- _WHAT THE EXERCISE ASKS_: Say how many lines contain the word "draw" and give no other text.
____ COLLECTED MATERIAL
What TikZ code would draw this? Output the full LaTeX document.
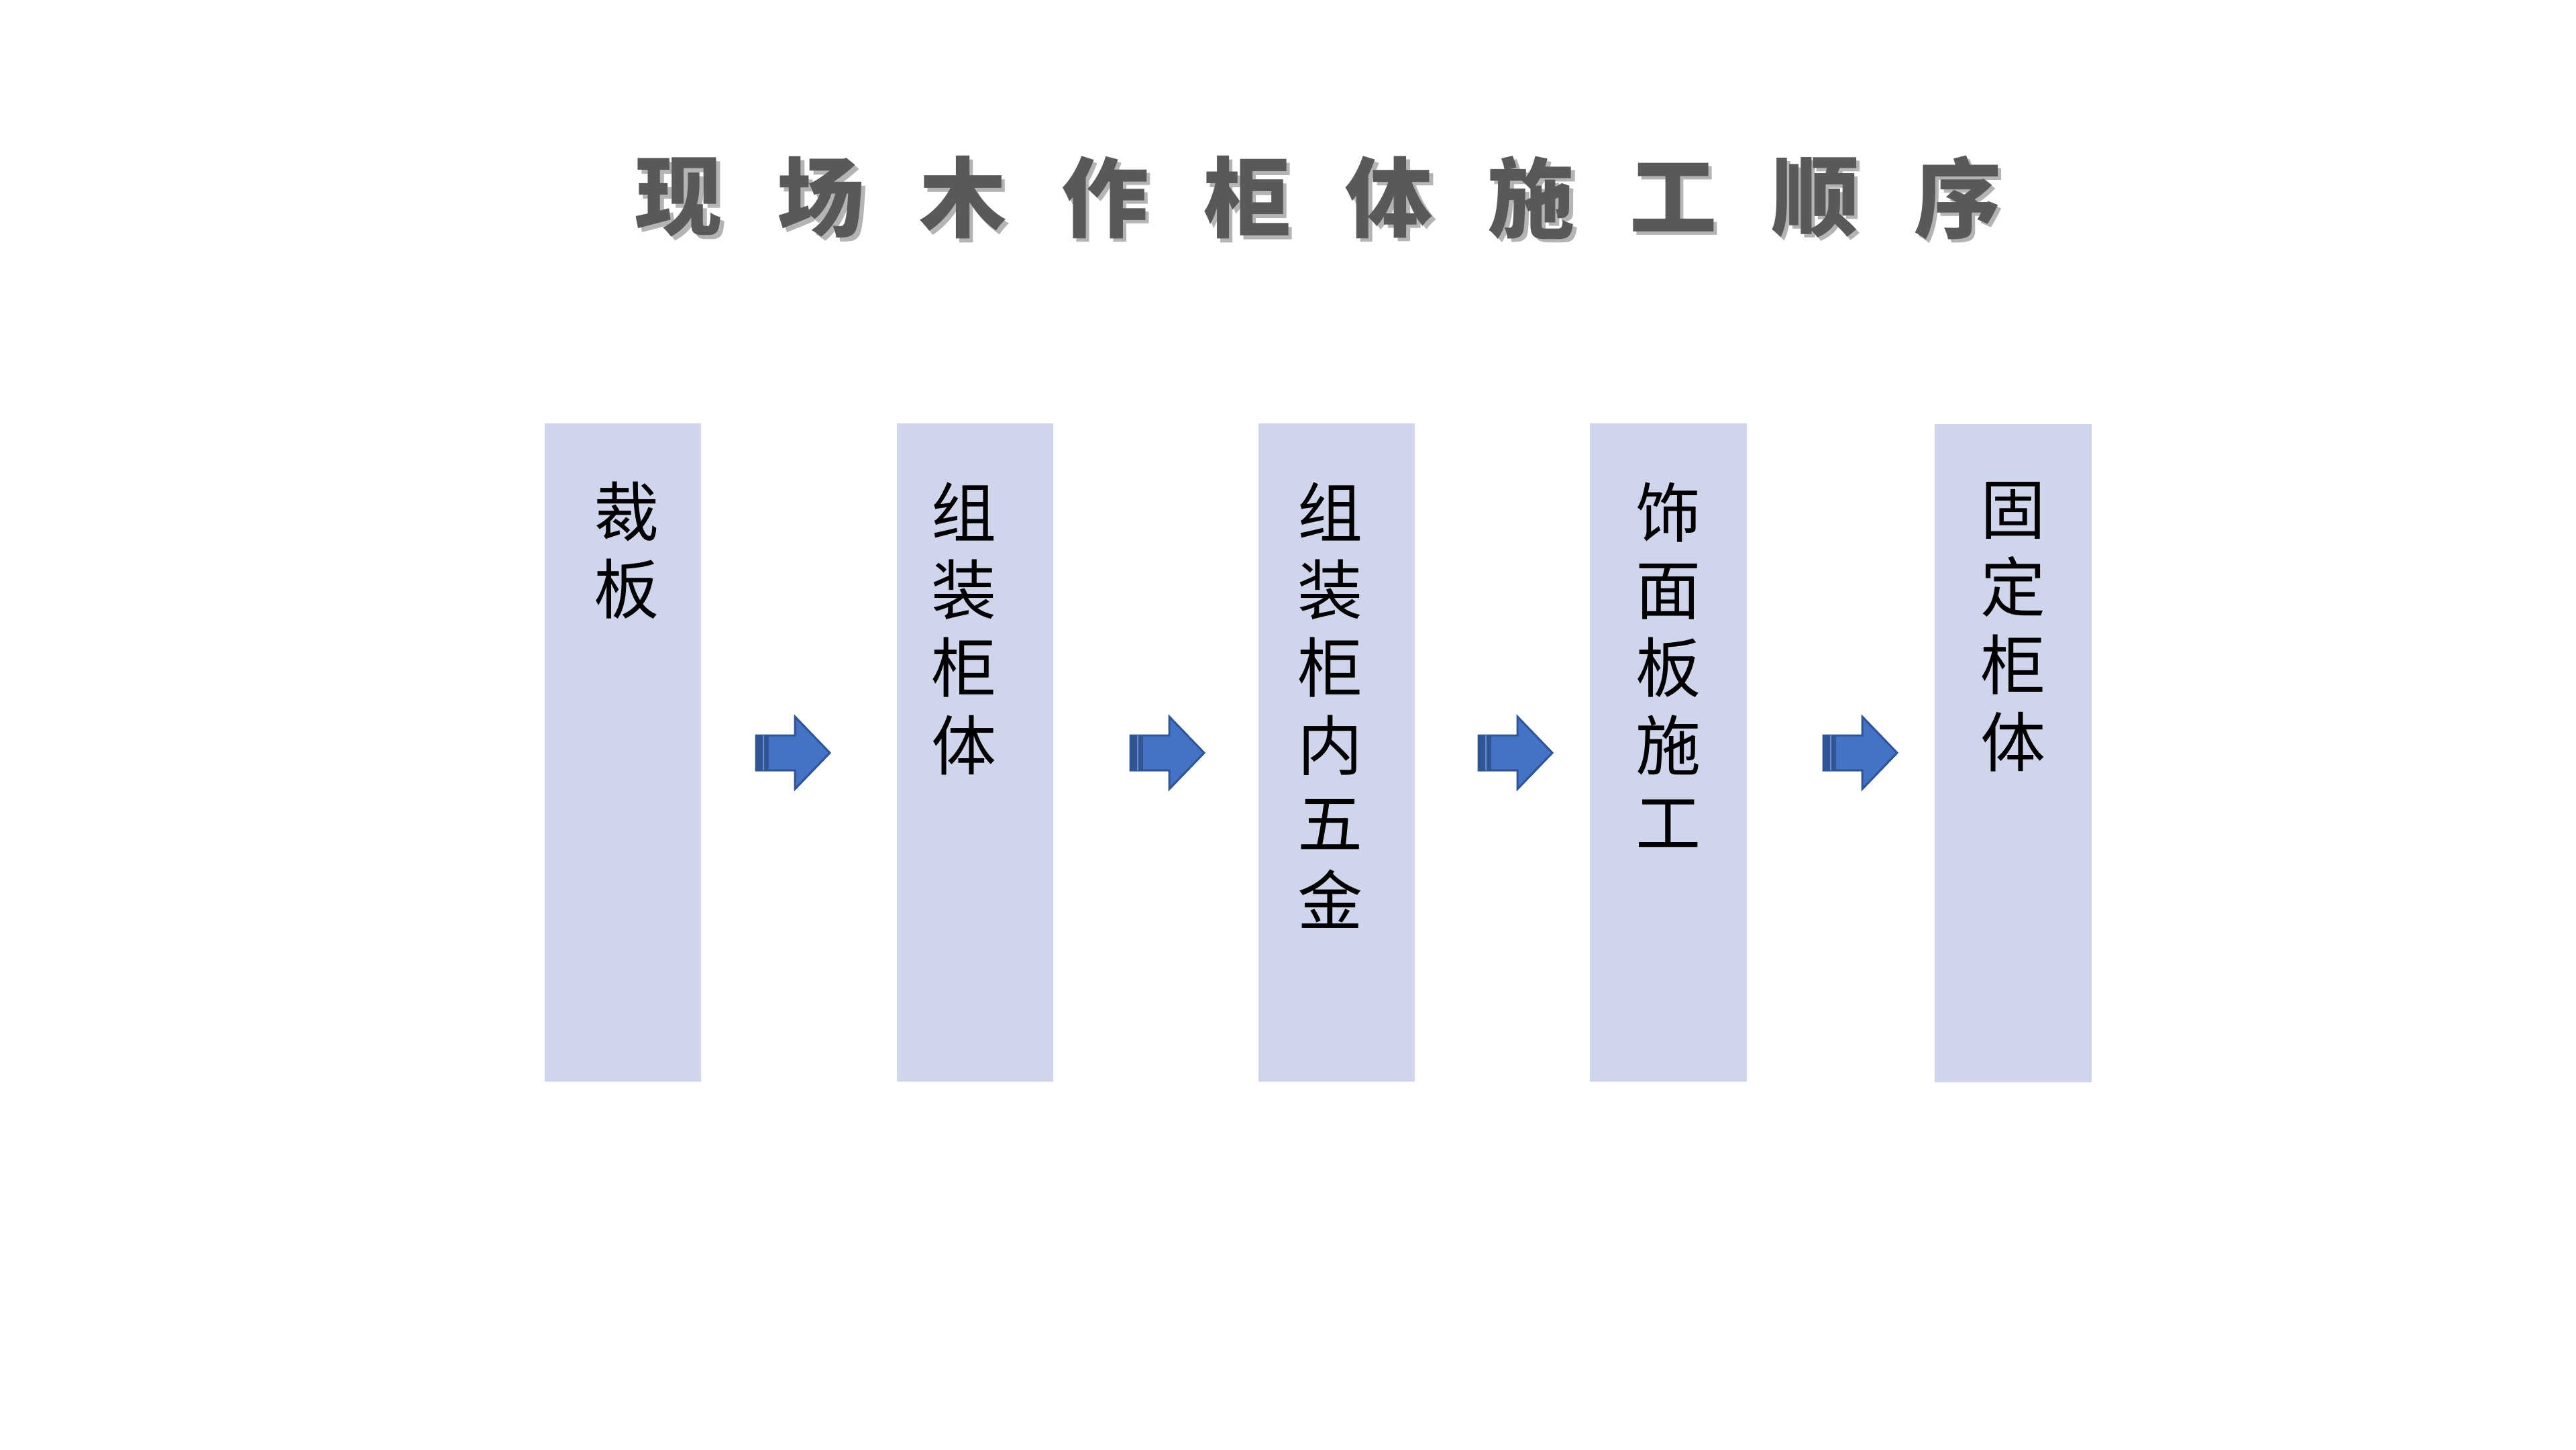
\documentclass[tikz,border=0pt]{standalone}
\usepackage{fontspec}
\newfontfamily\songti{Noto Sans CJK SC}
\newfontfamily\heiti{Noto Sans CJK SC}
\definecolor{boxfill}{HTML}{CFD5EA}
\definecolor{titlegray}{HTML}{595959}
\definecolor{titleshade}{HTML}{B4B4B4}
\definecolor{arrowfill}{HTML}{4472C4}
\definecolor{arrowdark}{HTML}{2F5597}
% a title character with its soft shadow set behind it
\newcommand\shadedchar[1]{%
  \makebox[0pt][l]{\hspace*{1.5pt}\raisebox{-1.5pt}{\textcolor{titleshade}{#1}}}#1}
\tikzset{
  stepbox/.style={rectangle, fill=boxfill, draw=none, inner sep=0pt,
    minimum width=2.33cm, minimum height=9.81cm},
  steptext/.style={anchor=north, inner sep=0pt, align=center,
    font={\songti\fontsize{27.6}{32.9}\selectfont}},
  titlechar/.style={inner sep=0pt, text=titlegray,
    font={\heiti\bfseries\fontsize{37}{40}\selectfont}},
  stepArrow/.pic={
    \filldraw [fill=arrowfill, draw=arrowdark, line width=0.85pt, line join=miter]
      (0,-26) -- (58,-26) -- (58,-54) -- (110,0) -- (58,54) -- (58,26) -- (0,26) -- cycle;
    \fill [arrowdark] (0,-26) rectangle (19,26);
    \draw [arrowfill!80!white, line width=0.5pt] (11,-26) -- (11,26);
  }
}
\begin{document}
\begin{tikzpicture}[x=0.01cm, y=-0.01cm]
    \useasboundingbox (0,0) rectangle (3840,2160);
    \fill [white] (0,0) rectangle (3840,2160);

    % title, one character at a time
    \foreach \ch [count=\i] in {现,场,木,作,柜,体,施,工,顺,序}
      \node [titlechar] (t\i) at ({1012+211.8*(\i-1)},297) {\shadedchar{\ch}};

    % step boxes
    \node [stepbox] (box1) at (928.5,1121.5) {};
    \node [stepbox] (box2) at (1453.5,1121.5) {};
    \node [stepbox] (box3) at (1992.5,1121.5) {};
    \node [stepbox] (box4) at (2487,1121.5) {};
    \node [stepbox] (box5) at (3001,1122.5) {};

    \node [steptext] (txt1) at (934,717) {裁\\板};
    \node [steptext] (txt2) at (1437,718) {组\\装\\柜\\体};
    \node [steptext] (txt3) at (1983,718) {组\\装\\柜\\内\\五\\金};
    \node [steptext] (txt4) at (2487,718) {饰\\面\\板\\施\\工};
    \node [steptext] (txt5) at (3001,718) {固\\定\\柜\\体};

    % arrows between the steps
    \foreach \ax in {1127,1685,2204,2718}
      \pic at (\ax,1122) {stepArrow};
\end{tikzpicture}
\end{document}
________
- _TASK RESPONSE_: 4